For more detail on the meaning of "required by law," see § 164.501. Only where the law imposes a duty on the health care professional to report would the disclosure be considered to be required by law.

The final rule does not include a definitive list of the laws that contain legal mandates for disclosures of protected health information. In light of the breadth of the term "law" and number of federal, state, local, and territorial or tribal authorities that may engage in the promulgation of binding legal authority, it would be impossible to compile and maintain such a list. Covered entities have an independent duty to be aware of their legal obligations to federal, state, local and territorial or tribal authorities. The rule's approach is simply intended to avoid any obstruction to the health plan or covered health care provider's ability to comply with its existing legal obligations.

Comment: A number of commenters recommended that the rule compel covered entities to use or disclose protected health information as required by law. They expressed concern that covered entities could refuse or delay compliance with legally mandated disclosures by misplaced reliance on a rule that permits, but does not require, a use or disclosure required by other law.

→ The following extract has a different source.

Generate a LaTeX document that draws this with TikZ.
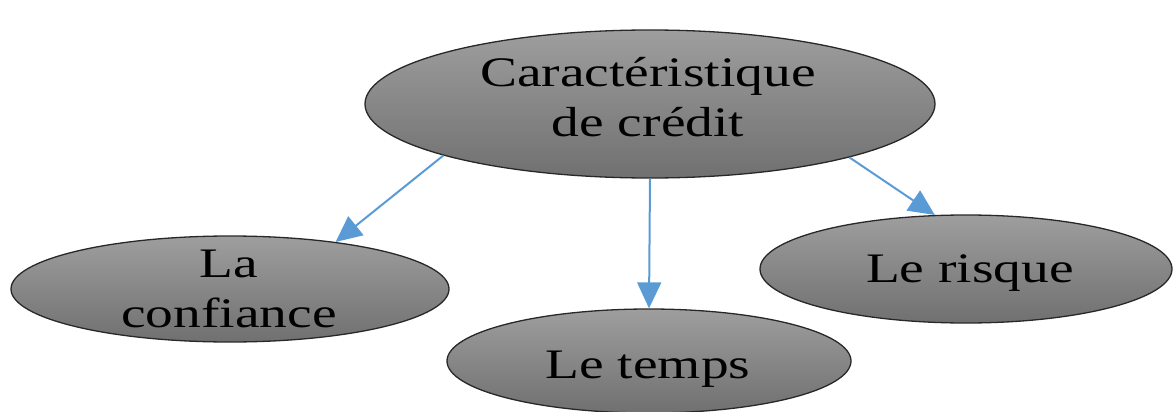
\documentclass[tikz,border=0pt]{standalone}
\usepackage{fontspec}
\setmainfont{Liberation Serif}
\newfontfamily\widefont[FakeStretch=1.32]{Liberation Serif}
\usetikzlibrary{shapes.geometric,arrows.meta}
\definecolor{arrowblue}{RGB}{91,155,213}
\definecolor{edgegray}{RGB}{40,40,40}
\definecolor{topgray}{RGB}{158,158,158}
\definecolor{botgray}{RGB}{112,112,112}
\tikzset{
  bubble/.style={ellipse, draw=edgegray, line width=1.3pt, top color=topgray, bottom color=botgray, inner sep=0pt},
  lbl/.style={inner sep=0pt, align=center, font=\widefont\fontsize{42}{50}\selectfont},
  link/.style={draw=arrowblue, line width=2pt, -{Triangle[length=26pt,width=24pt]}}
}
\begin{document}
\begin{tikzpicture}[x=1pt,y=-1pt]
\useasboundingbox (0,0) rectangle (1173,412);
\node[bubble, minimum width=570pt, minimum height=148pt] (top) at (650,104) {};
\node[bubble, minimum width=438pt, minimum height=106pt] (conf) at (230,289) {};
\node[bubble, minimum width=404pt, minimum height=104pt] (temps) at (649,361) {};
\node[bubble, minimum width=412pt, minimum height=108pt] (risque) at (966,269) {};
\node[lbl] (ttop) at (648,97.5) {Caractéristique\\de crédit};
\node[lbl] (tconf) at (229,289) {La\\confiance};
\node[lbl, anchor=base] (ttemps) at (648,378) {Le temps};
\node[lbl, anchor=base] (trisque) at (970,282) {Le risque};
\draw[link] (top.194.2) -- (conf.24);
\draw[link] (top.south) -- (temps.north);
\draw[link] (top.345.8) -- (risque.120);
\end{tikzpicture}
\end{document}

Response: We do not agree that the final rule should require covered entities to comply with uses or disclosures of protected health information mandated by law. The purpose of this rule is to protect privacy, and to allow those disclosures consistent with sound public policy. Consistent with this purpose, we mandate disclosure only to the individual who is the subject of the information, and for purposes of enforcing the rule. Where a law imposes a legal duty on the covered entity to use or disclose protected health information, it is sufficient that the privacy rule permit the covered entity to comply with such law. The enforcement of that legal duty, however, is a matter for that other law.